Should lawyers own contracting?
Mark Harris has written an excellent article in The National Law Journal (“A New Way To Manage The Mountains Of Contracts”, December 8th, 2015). He introduces his topic with the following comment: “Contracts are the most important point of interface between companies, their customers, suppliers and employees. They form the bone and connective tissue that gives the company structure and movement.”
While many may question whether contracts are the ‘most important’ point of interface (I am sure many sales reps might disagree), his point is correct that good contracts truly do offer ‘connective tissue’. Mark goes on to provide some excellent examples of why contracts are so important – and becoming more so. He also makes the key observation that what really matters is the contracting process and that in most organizations these are currently obsolescent. I would go further: I don’t believe most organizations actually have a defined contracting process, covering the full lifecycle of a contract.
This weakness creates exposure to many risks. Details like the inability to find contracts or to properly communicate obligations are actually quite minor compared with the growing frequency with which an inappropriate form of contract is used, or the terms are wrong, or post-award management is chaotic. Mark draws on an example of good practice in which a company has deployed “technology to enable the systematic capture of contract requests and information; distribute and execute work efficiently; and then track obligations, risks and performance. By applying process (including clear workflow rules based on contract risk and complexity, a dedicated contracts team designed to alleviate bottlenecks, custom playbooks) and technology innovation, Allergan is reducing risk, liberating valuable data, and capturing incremental revenue by bringing products to market faster.”
Where I diverge from Mark’s analysis is when he presents the issues as ‘legal problems’. Lawyers are key stakeholders in any contract.
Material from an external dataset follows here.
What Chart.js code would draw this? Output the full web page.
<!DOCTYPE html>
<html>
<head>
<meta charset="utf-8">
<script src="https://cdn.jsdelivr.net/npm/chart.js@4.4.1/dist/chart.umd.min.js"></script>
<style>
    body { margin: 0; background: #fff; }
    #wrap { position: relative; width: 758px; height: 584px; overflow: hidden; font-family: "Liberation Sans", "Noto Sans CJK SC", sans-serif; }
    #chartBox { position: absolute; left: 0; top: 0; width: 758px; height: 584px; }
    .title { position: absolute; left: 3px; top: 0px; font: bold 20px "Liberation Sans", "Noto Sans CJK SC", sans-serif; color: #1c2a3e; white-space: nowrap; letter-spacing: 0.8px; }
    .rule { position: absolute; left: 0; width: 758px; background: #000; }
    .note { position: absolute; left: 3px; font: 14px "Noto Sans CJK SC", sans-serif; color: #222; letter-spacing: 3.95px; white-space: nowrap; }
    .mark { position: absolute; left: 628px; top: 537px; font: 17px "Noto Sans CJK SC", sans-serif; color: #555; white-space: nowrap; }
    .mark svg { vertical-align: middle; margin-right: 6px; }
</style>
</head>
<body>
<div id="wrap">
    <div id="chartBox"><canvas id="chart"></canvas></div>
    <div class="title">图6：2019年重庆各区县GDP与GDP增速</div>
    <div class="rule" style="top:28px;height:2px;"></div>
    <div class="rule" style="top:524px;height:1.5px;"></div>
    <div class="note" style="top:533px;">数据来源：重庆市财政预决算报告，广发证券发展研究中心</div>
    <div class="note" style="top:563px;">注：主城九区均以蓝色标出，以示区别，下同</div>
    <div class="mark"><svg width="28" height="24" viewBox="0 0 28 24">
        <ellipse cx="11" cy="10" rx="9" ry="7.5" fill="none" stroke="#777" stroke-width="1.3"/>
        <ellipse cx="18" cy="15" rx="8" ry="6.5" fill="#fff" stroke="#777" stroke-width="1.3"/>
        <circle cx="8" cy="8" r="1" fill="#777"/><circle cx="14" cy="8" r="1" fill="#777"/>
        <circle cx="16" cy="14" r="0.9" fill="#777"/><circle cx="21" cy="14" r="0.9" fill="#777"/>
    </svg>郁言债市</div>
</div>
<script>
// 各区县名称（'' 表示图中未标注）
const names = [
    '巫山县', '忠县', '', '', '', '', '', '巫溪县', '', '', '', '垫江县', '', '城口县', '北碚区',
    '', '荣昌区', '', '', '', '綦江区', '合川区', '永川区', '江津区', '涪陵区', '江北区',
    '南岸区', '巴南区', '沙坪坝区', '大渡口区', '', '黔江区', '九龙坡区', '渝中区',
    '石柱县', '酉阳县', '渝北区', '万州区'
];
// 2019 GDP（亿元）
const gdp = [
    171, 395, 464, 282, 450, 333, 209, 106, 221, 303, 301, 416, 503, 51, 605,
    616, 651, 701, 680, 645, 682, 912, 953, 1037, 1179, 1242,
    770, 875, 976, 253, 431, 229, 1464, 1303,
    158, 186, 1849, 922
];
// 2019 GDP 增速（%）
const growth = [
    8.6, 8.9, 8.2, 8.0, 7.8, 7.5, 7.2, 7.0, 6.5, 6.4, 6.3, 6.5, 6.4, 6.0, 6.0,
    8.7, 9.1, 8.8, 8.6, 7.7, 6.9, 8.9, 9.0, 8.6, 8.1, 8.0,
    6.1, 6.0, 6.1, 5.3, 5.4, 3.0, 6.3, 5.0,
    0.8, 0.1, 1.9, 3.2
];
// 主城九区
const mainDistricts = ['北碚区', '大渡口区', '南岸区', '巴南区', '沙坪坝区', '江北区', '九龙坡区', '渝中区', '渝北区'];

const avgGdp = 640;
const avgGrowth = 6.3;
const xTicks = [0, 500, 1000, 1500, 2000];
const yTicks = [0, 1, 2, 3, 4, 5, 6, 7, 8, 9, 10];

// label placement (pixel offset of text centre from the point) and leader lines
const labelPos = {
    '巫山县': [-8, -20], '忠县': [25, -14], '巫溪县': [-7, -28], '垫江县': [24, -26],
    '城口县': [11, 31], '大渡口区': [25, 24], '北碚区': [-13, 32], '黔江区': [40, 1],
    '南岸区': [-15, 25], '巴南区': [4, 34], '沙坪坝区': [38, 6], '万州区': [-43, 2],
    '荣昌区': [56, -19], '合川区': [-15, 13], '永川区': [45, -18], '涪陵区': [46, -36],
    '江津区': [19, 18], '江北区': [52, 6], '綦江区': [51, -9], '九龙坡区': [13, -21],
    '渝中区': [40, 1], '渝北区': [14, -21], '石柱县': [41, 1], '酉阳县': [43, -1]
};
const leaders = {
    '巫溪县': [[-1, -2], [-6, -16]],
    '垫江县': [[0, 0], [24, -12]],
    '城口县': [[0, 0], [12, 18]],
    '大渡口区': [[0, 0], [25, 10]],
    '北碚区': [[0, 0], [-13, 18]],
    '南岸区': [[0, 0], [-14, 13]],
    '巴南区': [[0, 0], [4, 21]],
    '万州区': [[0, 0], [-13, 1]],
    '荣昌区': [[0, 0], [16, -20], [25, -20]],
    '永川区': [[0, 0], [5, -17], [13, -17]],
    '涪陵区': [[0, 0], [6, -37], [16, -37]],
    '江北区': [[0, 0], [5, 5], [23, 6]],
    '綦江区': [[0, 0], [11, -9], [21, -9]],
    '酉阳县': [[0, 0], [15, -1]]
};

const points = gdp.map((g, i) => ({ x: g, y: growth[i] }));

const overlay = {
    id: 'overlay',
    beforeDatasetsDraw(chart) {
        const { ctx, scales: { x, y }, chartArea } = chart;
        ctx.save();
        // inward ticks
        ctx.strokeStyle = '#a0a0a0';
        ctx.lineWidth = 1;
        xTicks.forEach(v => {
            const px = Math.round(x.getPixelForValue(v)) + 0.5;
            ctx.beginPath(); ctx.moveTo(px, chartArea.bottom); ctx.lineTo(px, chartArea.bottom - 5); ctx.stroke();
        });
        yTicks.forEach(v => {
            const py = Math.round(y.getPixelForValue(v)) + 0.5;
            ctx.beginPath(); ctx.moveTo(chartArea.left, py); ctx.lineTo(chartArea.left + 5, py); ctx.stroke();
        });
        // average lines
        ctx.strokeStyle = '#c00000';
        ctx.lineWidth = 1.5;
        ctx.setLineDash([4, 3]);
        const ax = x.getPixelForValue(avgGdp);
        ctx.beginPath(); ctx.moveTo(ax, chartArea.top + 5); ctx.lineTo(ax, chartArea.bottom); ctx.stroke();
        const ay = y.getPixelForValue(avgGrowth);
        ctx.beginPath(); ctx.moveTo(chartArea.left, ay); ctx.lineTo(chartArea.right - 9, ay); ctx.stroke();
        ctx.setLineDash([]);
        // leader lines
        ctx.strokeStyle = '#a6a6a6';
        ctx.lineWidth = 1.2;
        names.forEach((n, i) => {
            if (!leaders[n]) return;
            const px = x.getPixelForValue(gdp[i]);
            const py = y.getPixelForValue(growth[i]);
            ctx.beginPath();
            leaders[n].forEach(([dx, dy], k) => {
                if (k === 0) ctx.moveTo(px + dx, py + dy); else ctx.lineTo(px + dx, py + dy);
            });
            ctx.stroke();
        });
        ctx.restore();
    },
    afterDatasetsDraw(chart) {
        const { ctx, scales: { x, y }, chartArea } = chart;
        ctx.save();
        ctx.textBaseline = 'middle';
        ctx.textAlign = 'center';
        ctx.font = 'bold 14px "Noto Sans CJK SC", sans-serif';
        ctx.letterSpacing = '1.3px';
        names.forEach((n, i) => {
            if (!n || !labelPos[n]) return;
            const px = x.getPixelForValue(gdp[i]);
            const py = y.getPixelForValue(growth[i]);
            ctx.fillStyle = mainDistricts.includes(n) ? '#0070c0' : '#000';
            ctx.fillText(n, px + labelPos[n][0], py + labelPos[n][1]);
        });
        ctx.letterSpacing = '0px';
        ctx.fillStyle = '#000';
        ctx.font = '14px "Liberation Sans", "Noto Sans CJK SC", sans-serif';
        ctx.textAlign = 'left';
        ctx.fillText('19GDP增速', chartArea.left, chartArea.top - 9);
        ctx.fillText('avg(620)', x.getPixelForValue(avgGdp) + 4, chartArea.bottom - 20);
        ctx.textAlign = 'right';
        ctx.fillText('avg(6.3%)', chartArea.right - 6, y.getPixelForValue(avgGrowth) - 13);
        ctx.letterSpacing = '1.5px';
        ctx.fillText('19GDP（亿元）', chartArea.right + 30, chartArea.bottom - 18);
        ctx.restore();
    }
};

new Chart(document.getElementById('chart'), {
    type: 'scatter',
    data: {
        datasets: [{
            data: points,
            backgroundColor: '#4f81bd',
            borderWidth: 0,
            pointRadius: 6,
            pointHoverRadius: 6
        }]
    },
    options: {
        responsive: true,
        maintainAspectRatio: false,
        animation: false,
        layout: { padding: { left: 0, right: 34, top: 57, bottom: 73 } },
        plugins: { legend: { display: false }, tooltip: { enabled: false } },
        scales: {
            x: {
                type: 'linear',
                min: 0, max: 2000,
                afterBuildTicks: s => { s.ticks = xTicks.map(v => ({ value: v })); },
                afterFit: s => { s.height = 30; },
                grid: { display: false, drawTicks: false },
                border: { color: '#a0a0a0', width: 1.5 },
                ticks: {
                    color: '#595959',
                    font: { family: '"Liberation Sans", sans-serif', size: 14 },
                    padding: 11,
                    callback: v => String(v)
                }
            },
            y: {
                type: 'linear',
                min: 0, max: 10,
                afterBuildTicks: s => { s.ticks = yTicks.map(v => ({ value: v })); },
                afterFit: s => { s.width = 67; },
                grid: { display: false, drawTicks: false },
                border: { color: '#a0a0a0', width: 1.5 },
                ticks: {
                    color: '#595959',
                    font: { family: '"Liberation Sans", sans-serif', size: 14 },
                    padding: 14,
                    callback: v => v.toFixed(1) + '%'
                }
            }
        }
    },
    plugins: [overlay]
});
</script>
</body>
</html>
That does not naturally or necessarily make them owners of the contracting process. Indeed, the article acknowledges this when it says: “For years, companies have tried to solve complex legal problems with more lawyers, when the right answer is often fewer. High-volume contracts operations don’t call for a legal-only solution.” But having recognized that contracting is actually a multi-disciplinary, collaborative activity, Mark then proposes that the lawyers should be top of the pile when he says that these operations “require a combination of technology and processes that allow a pyramid of negotiators and subject-matter experts to work under a smaller pool of strategic lawyers who set policy, anticipate important risks and provide high-value counsel to their business clients.”
While I have seen well-intentioned General Counsel show invaluable leadership in having their company tackle weaknesses in contracting, I am far from convinced that a stakeholder with specific interests can ever fully represent the wider interests of the business. Indeed, I think one reason why contracting processes are so weak is precisely because individual stakeholders jealously guard their power and prevent anyone from within their number taking ownership and control. Many might argue that much of the problem with contracts today is due to the conservatism, traditional thinking and resistance to technology shown by many in the legal profession.
To be effective, a contracting process must be balanced and visibly reflecting good judgment. Its owner has to be measured on the effectiveness of its output throughout the life cycle. I do not believe this is consistent with the role or skills of most legal departments and I am unsure that it is something they should aspire to. I think true excellence in contracting process requires an independent owner – who may indeed have legal qualifications, but will not be driven by the specific measures or purpose of the in-house counsel.